Information shown »
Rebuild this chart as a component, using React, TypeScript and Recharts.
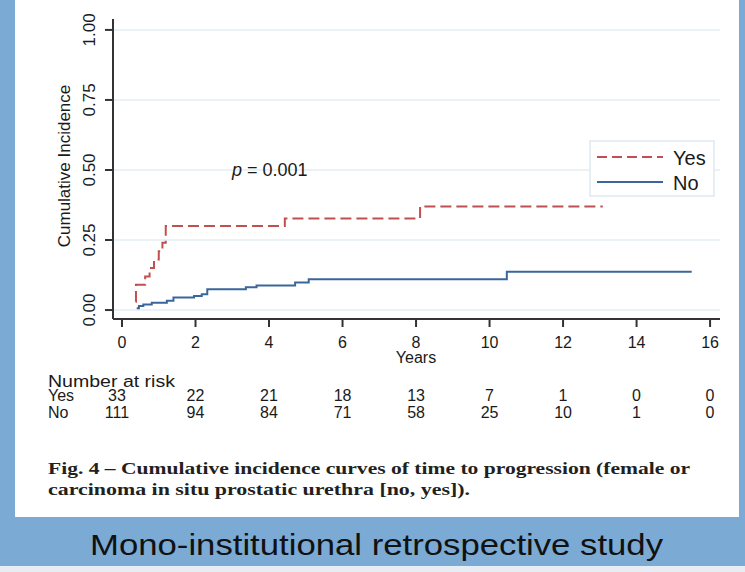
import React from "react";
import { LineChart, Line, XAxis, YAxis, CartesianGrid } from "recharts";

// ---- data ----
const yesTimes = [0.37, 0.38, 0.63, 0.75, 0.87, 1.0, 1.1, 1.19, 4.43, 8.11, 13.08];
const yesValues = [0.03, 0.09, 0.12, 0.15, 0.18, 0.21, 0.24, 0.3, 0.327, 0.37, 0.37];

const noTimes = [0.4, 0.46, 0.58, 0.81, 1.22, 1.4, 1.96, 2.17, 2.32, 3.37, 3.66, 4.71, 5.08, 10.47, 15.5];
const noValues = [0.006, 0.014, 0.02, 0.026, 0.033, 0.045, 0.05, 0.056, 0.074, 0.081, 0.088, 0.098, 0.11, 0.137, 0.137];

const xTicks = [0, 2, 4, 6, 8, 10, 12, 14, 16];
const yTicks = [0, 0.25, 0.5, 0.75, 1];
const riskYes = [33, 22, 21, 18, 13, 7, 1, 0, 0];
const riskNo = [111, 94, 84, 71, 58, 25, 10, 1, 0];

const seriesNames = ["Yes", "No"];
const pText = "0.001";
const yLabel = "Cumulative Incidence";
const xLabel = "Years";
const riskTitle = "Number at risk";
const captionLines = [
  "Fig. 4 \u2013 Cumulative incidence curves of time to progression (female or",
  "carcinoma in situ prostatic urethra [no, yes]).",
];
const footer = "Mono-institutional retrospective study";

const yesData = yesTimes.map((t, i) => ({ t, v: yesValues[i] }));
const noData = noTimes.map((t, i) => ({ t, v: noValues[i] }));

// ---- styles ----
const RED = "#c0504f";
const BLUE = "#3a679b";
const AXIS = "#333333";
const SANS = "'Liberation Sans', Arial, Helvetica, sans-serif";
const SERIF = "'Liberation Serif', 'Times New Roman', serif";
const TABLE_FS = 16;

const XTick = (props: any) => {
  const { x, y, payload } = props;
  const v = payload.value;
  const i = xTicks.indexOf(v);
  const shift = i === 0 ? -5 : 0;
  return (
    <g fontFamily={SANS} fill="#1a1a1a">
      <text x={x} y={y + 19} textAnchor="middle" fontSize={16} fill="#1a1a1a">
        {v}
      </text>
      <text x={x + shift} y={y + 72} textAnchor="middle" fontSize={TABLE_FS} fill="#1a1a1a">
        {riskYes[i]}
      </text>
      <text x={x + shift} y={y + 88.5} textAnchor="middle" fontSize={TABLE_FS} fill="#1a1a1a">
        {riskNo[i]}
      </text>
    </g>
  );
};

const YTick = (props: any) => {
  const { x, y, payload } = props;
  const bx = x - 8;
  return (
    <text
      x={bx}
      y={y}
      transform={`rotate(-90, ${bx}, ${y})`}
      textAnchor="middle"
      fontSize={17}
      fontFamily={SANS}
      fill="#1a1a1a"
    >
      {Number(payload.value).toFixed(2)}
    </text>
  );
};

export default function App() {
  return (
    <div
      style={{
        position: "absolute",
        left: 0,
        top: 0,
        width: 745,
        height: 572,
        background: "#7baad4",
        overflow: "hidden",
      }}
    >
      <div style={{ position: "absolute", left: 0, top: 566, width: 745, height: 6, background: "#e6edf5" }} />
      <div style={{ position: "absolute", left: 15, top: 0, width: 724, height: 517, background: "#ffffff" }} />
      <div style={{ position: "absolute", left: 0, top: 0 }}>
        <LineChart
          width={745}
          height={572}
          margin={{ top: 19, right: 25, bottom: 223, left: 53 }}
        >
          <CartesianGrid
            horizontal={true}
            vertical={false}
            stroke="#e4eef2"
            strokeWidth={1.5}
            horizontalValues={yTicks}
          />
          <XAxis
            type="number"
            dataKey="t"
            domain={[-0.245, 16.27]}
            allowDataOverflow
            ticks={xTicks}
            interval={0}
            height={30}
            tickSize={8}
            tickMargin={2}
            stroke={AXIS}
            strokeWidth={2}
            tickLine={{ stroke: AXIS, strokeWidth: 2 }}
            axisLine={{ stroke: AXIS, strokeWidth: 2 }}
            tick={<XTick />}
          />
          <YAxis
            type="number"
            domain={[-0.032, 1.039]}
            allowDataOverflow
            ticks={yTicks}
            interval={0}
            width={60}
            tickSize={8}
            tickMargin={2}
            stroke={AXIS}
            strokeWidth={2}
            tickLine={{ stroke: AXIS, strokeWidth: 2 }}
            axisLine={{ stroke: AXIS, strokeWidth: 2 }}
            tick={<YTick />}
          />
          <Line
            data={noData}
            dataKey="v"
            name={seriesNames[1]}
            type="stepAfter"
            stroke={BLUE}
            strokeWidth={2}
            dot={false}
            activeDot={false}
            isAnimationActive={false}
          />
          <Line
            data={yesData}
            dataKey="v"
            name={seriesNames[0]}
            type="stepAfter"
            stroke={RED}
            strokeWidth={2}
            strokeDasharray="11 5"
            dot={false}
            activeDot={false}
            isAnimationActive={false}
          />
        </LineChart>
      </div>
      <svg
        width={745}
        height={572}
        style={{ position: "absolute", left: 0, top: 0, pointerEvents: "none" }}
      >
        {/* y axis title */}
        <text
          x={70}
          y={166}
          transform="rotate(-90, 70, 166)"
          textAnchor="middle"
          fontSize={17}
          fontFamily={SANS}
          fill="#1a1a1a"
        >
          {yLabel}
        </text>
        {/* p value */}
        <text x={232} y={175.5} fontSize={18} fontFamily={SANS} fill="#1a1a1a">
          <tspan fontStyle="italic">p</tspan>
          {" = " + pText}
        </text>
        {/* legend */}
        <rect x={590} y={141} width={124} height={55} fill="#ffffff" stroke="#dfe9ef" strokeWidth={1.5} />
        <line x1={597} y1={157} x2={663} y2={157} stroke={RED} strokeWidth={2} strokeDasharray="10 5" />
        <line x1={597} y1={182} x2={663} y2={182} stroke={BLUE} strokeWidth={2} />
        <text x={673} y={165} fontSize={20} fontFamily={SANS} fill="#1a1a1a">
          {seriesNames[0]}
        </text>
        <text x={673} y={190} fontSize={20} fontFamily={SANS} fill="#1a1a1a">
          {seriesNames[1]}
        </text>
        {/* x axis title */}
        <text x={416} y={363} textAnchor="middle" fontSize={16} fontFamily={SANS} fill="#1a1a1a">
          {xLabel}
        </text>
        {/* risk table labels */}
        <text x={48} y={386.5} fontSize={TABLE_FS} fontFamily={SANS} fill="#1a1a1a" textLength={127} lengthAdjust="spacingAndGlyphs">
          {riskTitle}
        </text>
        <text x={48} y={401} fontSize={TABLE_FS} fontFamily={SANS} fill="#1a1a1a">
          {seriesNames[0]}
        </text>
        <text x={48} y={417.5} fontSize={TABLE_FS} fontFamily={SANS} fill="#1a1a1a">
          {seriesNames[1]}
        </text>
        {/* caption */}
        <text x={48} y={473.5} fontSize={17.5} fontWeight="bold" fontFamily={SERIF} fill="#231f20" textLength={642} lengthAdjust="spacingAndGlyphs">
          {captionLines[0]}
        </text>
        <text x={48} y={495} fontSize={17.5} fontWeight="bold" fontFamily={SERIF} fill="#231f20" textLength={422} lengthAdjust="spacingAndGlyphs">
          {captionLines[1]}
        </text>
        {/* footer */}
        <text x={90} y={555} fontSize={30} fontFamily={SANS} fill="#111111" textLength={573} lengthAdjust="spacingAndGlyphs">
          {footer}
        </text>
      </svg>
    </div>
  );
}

Required work »
Set down the material above as is, without any pictures.

Task answer »
Rebuild this chart as a component, using React, TypeScript and Recharts.
import React from "react";
import { LineChart, Line, XAxis, YAxis, CartesianGrid } from "recharts";

// ---- data ----
const yesTimes = [0.37, 0.38, 0.63, 0.75, 0.87, 1.0, 1.1, 1.19, 4.43, 8.11, 13.08];
const yesValues = [0.03, 0.09, 0.12, 0.15, 0.18, 0.21, 0.24, 0.3, 0.327, 0.37, 0.37];

const noTimes = [0.4, 0.46, 0.58, 0.81, 1.22, 1.4, 1.96, 2.17, 2.32, 3.37, 3.66, 4.71, 5.08, 10.47, 15.5];
const noValues = [0.006, 0.014, 0.02, 0.026, 0.033, 0.045, 0.05, 0.056, 0.074, 0.081, 0.088, 0.098, 0.11, 0.137, 0.137];

const xTicks = [0, 2, 4, 6, 8, 10, 12, 14, 16];
const yTicks = [0, 0.25, 0.5, 0.75, 1];
const riskYes = [33, 22, 21, 18, 13, 7, 1, 0, 0];
const riskNo = [111, 94, 84, 71, 58, 25, 10, 1, 0];

const seriesNames = ["Yes", "No"];
const pText = "0.001";
const yLabel = "Cumulative Incidence";
const xLabel = "Years";
const riskTitle = "Number at risk";
const captionLines = [
  "Fig. 4 \u2013 Cumulative incidence curves of time to progression (female or",
  "carcinoma in situ prostatic urethra [no, yes]).",
];
const footer = "Mono-institutional retrospective study";

const yesData = yesTimes.map((t, i) => ({ t, v: yesValues[i] }));
const noData = noTimes.map((t, i) => ({ t, v: noValues[i] }));

// ---- styles ----
const RED = "#c0504f";
const BLUE = "#3a679b";
const AXIS = "#333333";
const SANS = "'Liberation Sans', Arial, Helvetica, sans-serif";
const SERIF = "'Liberation Serif', 'Times New Roman', serif";
const TABLE_FS = 16;

const XTick = (props: any) => {
  const { x, y, payload } = props;
  const v = payload.value;
  const i = xTicks.indexOf(v);
  const shift = i === 0 ? -5 : 0;
  return (
    <g fontFamily={SANS} fill="#1a1a1a">
      <text x={x} y={y + 19} textAnchor="middle" fontSize={16} fill="#1a1a1a">
        {v}
      </text>
      <text x={x + shift} y={y + 72} textAnchor="middle" fontSize={TABLE_FS} fill="#1a1a1a">
        {riskYes[i]}
      </text>
      <text x={x + shift} y={y + 88.5} textAnchor="middle" fontSize={TABLE_FS} fill="#1a1a1a">
        {riskNo[i]}
      </text>
    </g>
  );
};

const YTick = (props: any) => {
  const { x, y, payload } = props;
  const bx = x - 8;
  return (
    <text
      x={bx}
      y={y}
      transform={`rotate(-90, ${bx}, ${y})`}
      textAnchor="middle"
      fontSize={17}
      fontFamily={SANS}
      fill="#1a1a1a"
    >
      {Number(payload.value).toFixed(2)}
    </text>
  );
};

export default function App() {
  return (
    <div
      style={{
        position: "absolute",
        left: 0,
        top: 0,
        width: 745,
        height: 572,
        background: "#7baad4",
        overflow: "hidden",
      }}
    >
      <div style={{ position: "absolute", left: 0, top: 566, width: 745, height: 6, background: "#e6edf5" }} />
      <div style={{ position: "absolute", left: 15, top: 0, width: 724, height: 517, background: "#ffffff" }} />
      <div style={{ position: "absolute", left: 0, top: 0 }}>
        <LineChart
          width={745}
          height={572}
          margin={{ top: 19, right: 25, bottom: 223, left: 53 }}
        >
          <CartesianGrid
            horizontal={true}
            vertical={false}
            stroke="#e4eef2"
            strokeWidth={1.5}
            horizontalValues={yTicks}
          />
          <XAxis
            type="number"
            dataKey="t"
            domain={[-0.245, 16.27]}
            allowDataOverflow
            ticks={xTicks}
            interval={0}
            height={30}
            tickSize={8}
            tickMargin={2}
            stroke={AXIS}
            strokeWidth={2}
            tickLine={{ stroke: AXIS, strokeWidth: 2 }}
            axisLine={{ stroke: AXIS, strokeWidth: 2 }}
            tick={<XTick />}
          />
          <YAxis
            type="number"
            domain={[-0.032, 1.039]}
            allowDataOverflow
            ticks={yTicks}
            interval={0}
            width={60}
            tickSize={8}
            tickMargin={2}
            stroke={AXIS}
            strokeWidth={2}
            tickLine={{ stroke: AXIS, strokeWidth: 2 }}
            axisLine={{ stroke: AXIS, strokeWidth: 2 }}
            tick={<YTick />}
          />
          <Line
            data={noData}
            dataKey="v"
            name={seriesNames[1]}
            type="stepAfter"
            stroke={BLUE}
            strokeWidth={2}
            dot={false}
            activeDot={false}
            isAnimationActive={false}
          />
          <Line
            data={yesData}
            dataKey="v"
            name={seriesNames[0]}
            type="stepAfter"
            stroke={RED}
            strokeWidth={2}
            strokeDasharray="11 5"
            dot={false}
            activeDot={false}
            isAnimationActive={false}
          />
        </LineChart>
      </div>
      <svg
        width={745}
        height={572}
        style={{ position: "absolute", left: 0, top: 0, pointerEvents: "none" }}
      >
        {/* y axis title */}
        <text
          x={70}
          y={166}
          transform="rotate(-90, 70, 166)"
          textAnchor="middle"
          fontSize={17}
          fontFamily={SANS}
          fill="#1a1a1a"
        >
          {yLabel}
        </text>
        {/* p value */}
        <text x={232} y={175.5} fontSize={18} fontFamily={SANS} fill="#1a1a1a">
          <tspan fontStyle="italic">p</tspan>
          {" = " + pText}
        </text>
        {/* legend */}
        <rect x={590} y={141} width={124} height={55} fill="#ffffff" stroke="#dfe9ef" strokeWidth={1.5} />
        <line x1={597} y1={157} x2={663} y2={157} stroke={RED} strokeWidth={2} strokeDasharray="10 5" />
        <line x1={597} y1={182} x2={663} y2={182} stroke={BLUE} strokeWidth={2} />
        <text x={673} y={165} fontSize={20} fontFamily={SANS} fill="#1a1a1a">
          {seriesNames[0]}
        </text>
        <text x={673} y={190} fontSize={20} fontFamily={SANS} fill="#1a1a1a">
          {seriesNames[1]}
        </text>
        {/* x axis title */}
        <text x={416} y={363} textAnchor="middle" fontSize={16} fontFamily={SANS} fill="#1a1a1a">
          {xLabel}
        </text>
        {/* risk table labels */}
        <text x={48} y={386.5} fontSize={TABLE_FS} fontFamily={SANS} fill="#1a1a1a" textLength={127} lengthAdjust="spacingAndGlyphs">
          {riskTitle}
        </text>
        <text x={48} y={401} fontSize={TABLE_FS} fontFamily={SANS} fill="#1a1a1a">
          {seriesNames[0]}
        </text>
        <text x={48} y={417.5} fontSize={TABLE_FS} fontFamily={SANS} fill="#1a1a1a">
          {seriesNames[1]}
        </text>
        {/* caption */}
        <text x={48} y={473.5} fontSize={17.5} fontWeight="bold" fontFamily={SERIF} fill="#231f20" textLength={642} lengthAdjust="spacingAndGlyphs">
          {captionLines[0]}
        </text>
        <text x={48} y={495} fontSize={17.5} fontWeight="bold" fontFamily={SERIF} fill="#231f20" textLength={422} lengthAdjust="spacingAndGlyphs">
          {captionLines[1]}
        </text>
        {/* footer */}
        <text x={90} y={555} fontSize={30} fontFamily={SANS} fill="#111111" textLength={573} lengthAdjust="spacingAndGlyphs">
          {footer}
        </text>
      </svg>
    </div>
  );
}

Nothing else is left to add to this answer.